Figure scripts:

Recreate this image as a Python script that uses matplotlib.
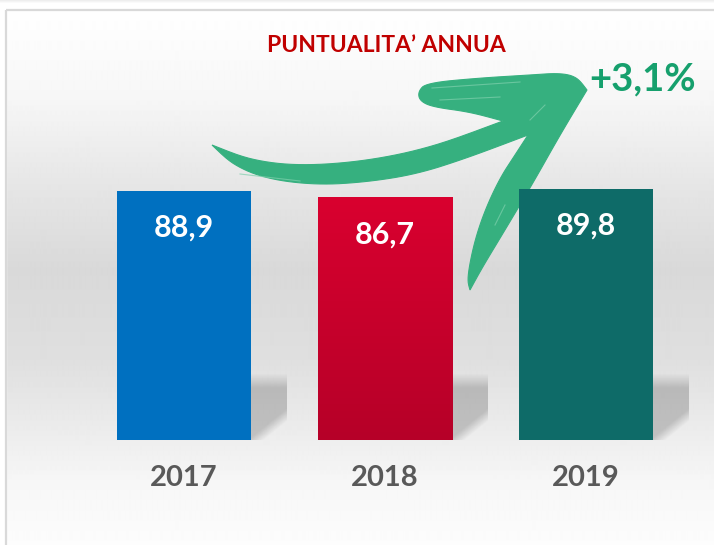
import matplotlib

matplotlib.use("Agg")
import matplotlib.pyplot as plt
import numpy as np
from matplotlib.patches import Polygon, Rectangle

plt.rcParams["font.family"] = ["Lato", "DejaVu Sans"]

# data
years = ["2017", "2018", "2019"]
values = [88.9, 86.7, 89.8]
change_label = "+3,1%"
title = "PUNTUALITA\u2019 ANNUA"

W, H = 714, 545
fig = plt.figure(figsize=(W / 100, H / 100), dpi=100)

# background layer, drawn in pixel coordinates (y from top)
bg = fig.add_axes([0, 0, 1, 1])
bg.set_xlim(0, W)
bg.set_ylim(H, 0)
bg.axis("off")

stops_y = [10, 100, 180, 270, 360, 430, 480, 545]
stops_v = [1.0, 0.965, 0.905, 0.85, 0.875, 0.925, 0.965, 0.99]
yy = np.arange(H)
shade = np.interp(yy, stops_y, stops_v)
shade[:10] = 1.0
shade[:4] = np.linspace(0.93, 1.0, 4)
grad = np.repeat(shade[:, None], 2, axis=1)
bg.imshow(grad, extent=[0, W, H, 0], cmap="gray", vmin=0, vmax=1,
          aspect="auto", interpolation="bilinear", zorder=0)
bg.add_patch(Rectangle((0, 4), 6, H, color="white", zorder=1))
bg.add_patch(Rectangle((6, 10), W + 20, H + 20, fill=False,
                       edgecolor="#d9d9d9", lw=1.6, zorder=2))


def smooth(pts, sharp, n=3):
    """Chaikin corner cutting that keeps the marked vertices sharp."""
    pts = [np.array(p, float) for p in pts]
    for _ in range(n):
        new_pts, new_sharp = [], []
        k = len(pts)
        for i in range(k):
            p = pts[i]
            if sharp[i]:
                new_pts.append(p)
                new_sharp.append(True)
                continue
            new_pts.append(0.75 * p + 0.25 * pts[i - 1])
            new_pts.append(0.75 * p + 0.25 * pts[(i + 1) % k])
            new_sharp += [False, False]
        pts, sharp = new_pts, new_sharp
    return np.array(pts)


# hand-drawn style arrow (decoration, pixel coords)
arrow_pts = [
    (212, 145), (250, 160), (300, 166), (367, 161), (433, 147), (503, 121),
    (470, 112), (433, 107), (420, 101), (418, 92), (426, 83),
    (480, 78), (530, 75), (560, 73), (577, 77), (587, 90),
    (560, 135), (533, 183), (505, 230), (482, 268), (470, 290),
    (467, 279), (474, 243), (485, 210), (500, 178), (515, 155), (528, 135),
    (467, 158), (417, 174), (367, 182), (317, 185), (267, 179), (233, 165),
]
sharp_idx = {0, 5, 15, 20, 26}
sharp = [i in sharp_idx for i in range(len(arrow_pts))]
bg.add_patch(Polygon(smooth(arrow_pts, sharp), closed=True, facecolor="#36b07f",
                     edgecolor="#36b07f", lw=0.8, zorder=3))
for seg in [[(432, 88), (520, 82)], [(440, 100), (500, 97)],
            [(530, 120), (545, 105)], [(240, 174), (300, 181)],
            [(505, 205), (495, 225)]]:
    xs, ys = zip(*seg)
    bg.plot(xs, ys, color="#7fd0ad", lw=0.8, alpha=0.7, zorder=4)

bg.text(386, 45, title, ha="center", va="center", fontsize=16.5,
        fontweight="bold", color="#c00000")
bg.text(643, 79, change_label, ha="center", va="center", fontsize=27.5,
        fontweight="bold", color="#16a06d")

# chart layer: bar centres 201 px apart, zero at 440 px from top, 2.8 px per unit
ax = fig.add_axes([0, 0, 1, 1])
ax.patch.set_alpha(0)
ax.axis("off")
px_x, px_y = 201.0, 2.8
ax.set_xlim(-184 / px_x, (W - 184) / px_x)
ax.set_ylim(-(H - 440) / px_y, 440 / px_y)

x = np.arange(len(years))
width = 134 / px_x
colors = ["#0070c0", "#d3002d", "#0e6b68"]
bars = ax.bar(x, values, width=width, color=colors, zorder=3)

# soft shadow to the right of each bar
sw, sh = 36 / px_x, 66 / px_y
u = np.linspace(0, 1, 60)[None, :]
v = np.linspace(1, 0, 80)[:, None]
edge = np.clip((0.15 + 2.3 * v - u) / 0.45 + 0.5, 0, 1)
top = np.clip((1 - v) / 0.22, 0, 1)
alpha = edge * top * 0.19
rgba = np.zeros((80, 60, 4))
rgba[..., 3] = alpha
for b in bars:
    x0 = b.get_x() + b.get_width()
    ax.imshow(rgba, extent=[x0, x0 + sw, 0, sh], aspect="auto",
              interpolation="bilinear", zorder=2)

# vertical gradient on the 2018 bar
b = bars[1]
b.set_facecolor("none")
g = np.linspace(0, 1, 100)[:, None]
c_top = np.array([0xd9, 0x00, 0x2f]) / 255
c_bot = np.array([0xb6, 0x00, 0x28]) / 255
img = (c_top * (1 - g[..., None]) + c_bot * g[..., None]).repeat(2, axis=1)
im = ax.imshow(img, extent=[b.get_x(), b.get_x() + b.get_width(), 0, b.get_height()],
               aspect="auto", interpolation="bilinear", zorder=3)
im.set_clip_path(b)

for xi, val in zip(x, values):
    ax.annotate(f"{val:.1f}".replace(".", ","), (xi, val), xytext=(0, -37),
                textcoords="offset pixels", ha="center", va="center",
                fontsize=22, fontweight="bold", color="white", zorder=5)
for xi, yr in zip(x, years):
    ax.annotate(yr, (xi, 0), xytext=(0, -38), textcoords="offset pixels",
                ha="center", va="center", fontsize=21, fontweight="bold",
                color="#595959")

fig.savefig("out.png", dpi=100)
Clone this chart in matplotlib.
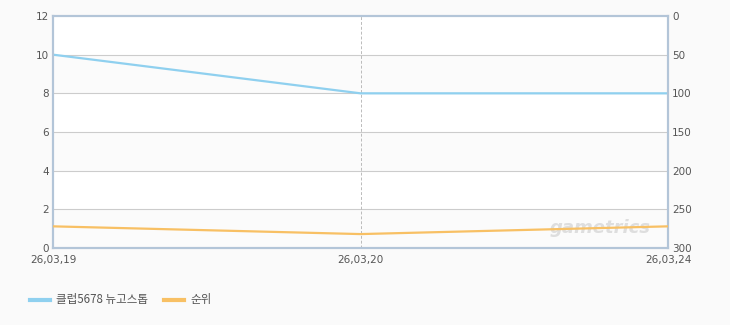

### Challenge
Leave out the pictures and output the rest of the material exactly as written.

### Solution to this task
Recreate this image as a Python script that uses matplotlib.
import matplotlib

matplotlib.use("Agg")
import matplotlib.pyplot as plt
import numpy as np
from matplotlib.patches import Polygon, Rectangle

plt.rcParams["font.family"] = ["Lato", "DejaVu Sans"]

# data
years = ["2017", "2018", "2019"]
values = [88.9, 86.7, 89.8]
change_label = "+3,1%"
title = "PUNTUALITA\u2019 ANNUA"

W, H = 714, 545
fig = plt.figure(figsize=(W / 100, H / 100), dpi=100)

# background layer, drawn in pixel coordinates (y from top)
bg = fig.add_axes([0, 0, 1, 1])
bg.set_xlim(0, W)
bg.set_ylim(H, 0)
bg.axis("off")

stops_y = [10, 100, 180, 270, 360, 430, 480, 545]
stops_v = [1.0, 0.965, 0.905, 0.85, 0.875, 0.925, 0.965, 0.99]
yy = np.arange(H)
shade = np.interp(yy, stops_y, stops_v)
shade[:10] = 1.0
shade[:4] = np.linspace(0.93, 1.0, 4)
grad = np.repeat(shade[:, None], 2, axis=1)
bg.imshow(grad, extent=[0, W, H, 0], cmap="gray", vmin=0, vmax=1,
          aspect="auto", interpolation="bilinear", zorder=0)
bg.add_patch(Rectangle((0, 4), 6, H, color="white", zorder=1))
bg.add_patch(Rectangle((6, 10), W + 20, H + 20, fill=False,
                       edgecolor="#d9d9d9", lw=1.6, zorder=2))


def smooth(pts, sharp, n=3):
    """Chaikin corner cutting that keeps the marked vertices sharp."""
    pts = [np.array(p, float) for p in pts]
    for _ in range(n):
        new_pts, new_sharp = [], []
        k = len(pts)
        for i in range(k):
            p = pts[i]
            if sharp[i]:
                new_pts.append(p)
                new_sharp.append(True)
                continue
            new_pts.append(0.75 * p + 0.25 * pts[i - 1])
            new_pts.append(0.75 * p + 0.25 * pts[(i + 1) % k])
            new_sharp += [False, False]
        pts, sharp = new_pts, new_sharp
    return np.array(pts)


# hand-drawn style arrow (decoration, pixel coords)
arrow_pts = [
    (212, 145), (250, 160), (300, 166), (367, 161), (433, 147), (503, 121),
    (470, 112), (433, 107), (420, 101), (418, 92), (426, 83),
    (480, 78), (530, 75), (560, 73), (577, 77), (587, 90),
    (560, 135), (533, 183), (505, 230), (482, 268), (470, 290),
    (467, 279), (474, 243), (485, 210), (500, 178), (515, 155), (528, 135),
    (467, 158), (417, 174), (367, 182), (317, 185), (267, 179), (233, 165),
]
sharp_idx = {0, 5, 15, 20, 26}
sharp = [i in sharp_idx for i in range(len(arrow_pts))]
bg.add_patch(Polygon(smooth(arrow_pts, sharp), closed=True, facecolor="#36b07f",
                     edgecolor="#36b07f", lw=0.8, zorder=3))
for seg in [[(432, 88), (520, 82)], [(440, 100), (500, 97)],
            [(530, 120), (545, 105)], [(240, 174), (300, 181)],
            [(505, 205), (495, 225)]]:
    xs, ys = zip(*seg)
    bg.plot(xs, ys, color="#7fd0ad", lw=0.8, alpha=0.7, zorder=4)

bg.text(386, 45, title, ha="center", va="center", fontsize=16.5,
        fontweight="bold", color="#c00000")
bg.text(643, 79, change_label, ha="center", va="center", fontsize=27.5,
        fontweight="bold", color="#16a06d")

# chart layer: bar centres 201 px apart, zero at 440 px from top, 2.8 px per unit
ax = fig.add_axes([0, 0, 1, 1])
ax.patch.set_alpha(0)
ax.axis("off")
px_x, px_y = 201.0, 2.8
ax.set_xlim(-184 / px_x, (W - 184) / px_x)
ax.set_ylim(-(H - 440) / px_y, 440 / px_y)

x = np.arange(len(years))
width = 134 / px_x
colors = ["#0070c0", "#d3002d", "#0e6b68"]
bars = ax.bar(x, values, width=width, color=colors, zorder=3)

# soft shadow to the right of each bar
sw, sh = 36 / px_x, 66 / px_y
u = np.linspace(0, 1, 60)[None, :]
v = np.linspace(1, 0, 80)[:, None]
edge = np.clip((0.15 + 2.3 * v - u) / 0.45 + 0.5, 0, 1)
top = np.clip((1 - v) / 0.22, 0, 1)
alpha = edge * top * 0.19
rgba = np.zeros((80, 60, 4))
rgba[..., 3] = alpha
for b in bars:
    x0 = b.get_x() + b.get_width()
    ax.imshow(rgba, extent=[x0, x0 + sw, 0, sh], aspect="auto",
              interpolation="bilinear", zorder=2)

# vertical gradient on the 2018 bar
b = bars[1]
b.set_facecolor("none")
g = np.linspace(0, 1, 100)[:, None]
c_top = np.array([0xd9, 0x00, 0x2f]) / 255
c_bot = np.array([0xb6, 0x00, 0x28]) / 255
img = (c_top * (1 - g[..., None]) + c_bot * g[..., None]).repeat(2, axis=1)
im = ax.imshow(img, extent=[b.get_x(), b.get_x() + b.get_width(), 0, b.get_height()],
               aspect="auto", interpolation="bilinear", zorder=3)
im.set_clip_path(b)

for xi, val in zip(x, values):
    ax.annotate(f"{val:.1f}".replace(".", ","), (xi, val), xytext=(0, -37),
                textcoords="offset pixels", ha="center", va="center",
                fontsize=22, fontweight="bold", color="white", zorder=5)
for xi, yr in zip(x, years):
    ax.annotate(yr, (xi, 0), xytext=(0, -38), textcoords="offset pixels",
                ha="center", va="center", fontsize=21, fontweight="bold",
                color="#595959")

fig.savefig("out.png", dpi=100)
Clone this chart in matplotlib.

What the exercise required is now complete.